4. They underestimate what’s achievable.

Conversely, some companies assume that agents can only handle simple and repetitive tasks. They don’t realize autonomous systems can, for instance, coordinate multi-step workflows, make contextual decisions, and even operate across system boundaries. This leads to underwhelming use case selection that fails to generate executive attention.

5. They have misaligned definitions of success between functions. 

This is perhaps the most common factor. IT tends to define technical success, business: operational success, finance: financial success, and compliance: risk success. No one aligns these definitions before deployment, so every stakeholder evaluates results against different criteria and reaches different conclusions.

6. They treat Agentic AI as just another technology rather than a virtual employee.

As a result, they deploy agents without clearly defining roles, responsibilities, escalation paths, or performance expectations. No one asks basic questions, such as how will it be trained, evaluated, and improved over time? Companies that succeed think of agents as junior hires at first, with scoped authority, clear goals, and supervision, and then expand autonomy as confidence and capability grow. 

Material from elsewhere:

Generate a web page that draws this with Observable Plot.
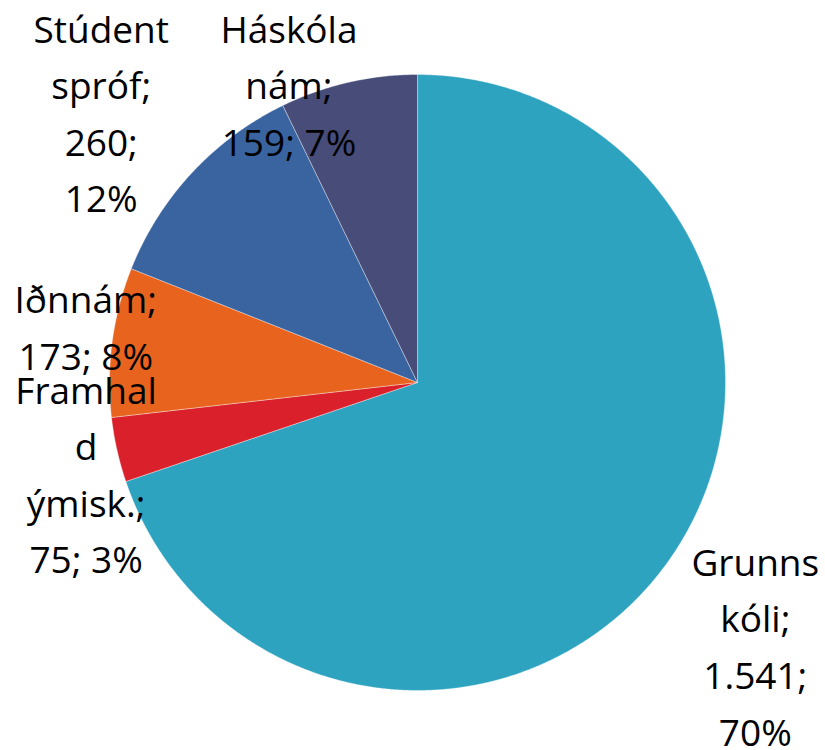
<!DOCTYPE html>
<html>
<head>
<meta charset="utf-8">
<script src="https://cdn.jsdelivr.net/npm/d3@7"></script>
<script src="https://cdn.jsdelivr.net/npm/@observablehq/plot@0.6"></script>
<style>
  html, body { margin: 0; padding: 0; background: #fff; }
  #chart { width: 825px; height: 750px; }
</style>
</head>
<body>
<div id="chart"></div>
<script>
// ---- data ----
const categories = ["Grunnskóli", "Framhald ýmisk.", "Iðnnám", "Stúdentspróf", "Háskólanám"];
const values = [1541, 75, 173, 260, 159];
const colors = ["#2ea3c0", "#d9202b", "#e8641e", "#3a64a0", "#474c79"];
// how Excel wrapped each category name in its label
const nameLines = [["Grunns", "kóli"], ["Framhal", "d", "ýmisk."], ["Iðnnám"], ["Stúdent", "spróf"], ["Háskóla", "nám"]];

// ---- layout ----
const W = 825, H = 750, CX = 417, CY = 382, R = 308;
const labelRadius = [1.40, 1.12, 1.09, 1.34, 1.04];
const labelAngleShift = [2.8, -3.5, 1.2, -2.9, -10.7]; // degrees
const numLocale = d3.formatLocale({decimal: ",", thousands: ".", grouping: [3], currency: ["", ""]});
const fmt = numLocale.format(",d");

const total = d3.sum(values);
const arcs = d3.pie().sort(null).value(d => d)(values);

// build wedge outlines in data units (unit radius)
const wedgePts = [];
arcs.forEach((a, i) => {
  const n = Math.max(2, Math.ceil((a.endAngle - a.startAngle) / 0.005));
  wedgePts.push({cat: categories[i], x: 0, y: 0});
  for (let k = 0; k <= n; k++) {
    const t = a.startAngle + (a.endAngle - a.startAngle) * k / n;
    wedgePts.push({cat: categories[i], x: Math.sin(t), y: -Math.cos(t)});
  }
  wedgePts.push({cat: categories[i], x: 0, y: 0});
});

const labels = arcs.map((a, i) => {
  const mid = (a.startAngle + a.endAngle) / 2 + labelAngleShift[i] * Math.PI / 180;
  const pct = Math.round(values[i] / total * 100) + "%";
  const lines = nameLines[i].slice();
  lines[lines.length - 1] += ";";
  let text;
  if (i === 0 || i === 3) text = [...lines, fmt(values[i]) + ";", pct].join("\n");
  else text = [...lines, fmt(values[i]) + "; " + pct].join("\n");
  return {x: Math.sin(mid) * labelRadius[i], y: -Math.cos(mid) * labelRadius[i], text};
});

const chart = Plot.plot({
  width: W,
  height: H,
  margin: 0,
  x: {domain: [-CX / R, (W - CX) / R], range: [0, W], axis: null},
  y: {domain: [-CY / R, (H - CY) / R], range: [0, H], axis: null},
  color: {domain: categories, range: colors},
  style: {background: "#fff"},
  marks: [
    Plot.line(wedgePts, {x: "x", y: "y", z: "cat", fill: "cat", stroke: "#ffffff", strokeWidth: 0.6, strokeOpacity: 0.6, curve: "linear"}),
    Plot.text(labels, {x: "x", y: "y", text: "text", fontSize: 37, lineHeight: 1.53, dy: -8, fill: "#000", fontFamily: "'Open Sans', sans-serif"})
  ]
});
document.getElementById("chart").appendChild(chart);
</script>
</body>
</html>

Building clear business cases doesn’t need to be difficult if the right foundations are in place. All that’s needed is a structured methodology for use case selection, ROI quantification, and cross-functional alignment on success metrics. Companies that systematically address these gaps move from belief to execution. Those that don’t tend to remain stuck debating whether to start. 

 

Key insight #4

71% of German enterprises lack a clear business case for Agentic AI. Without defined ROI, success metrics, and realistic timelines, every function—IT, finance, compliance, business—has legitimate reasons to withhold commitment.

This means most companies aren’t blocked by resistance. They’re blocked by ambiguity that makes resistance inevitable.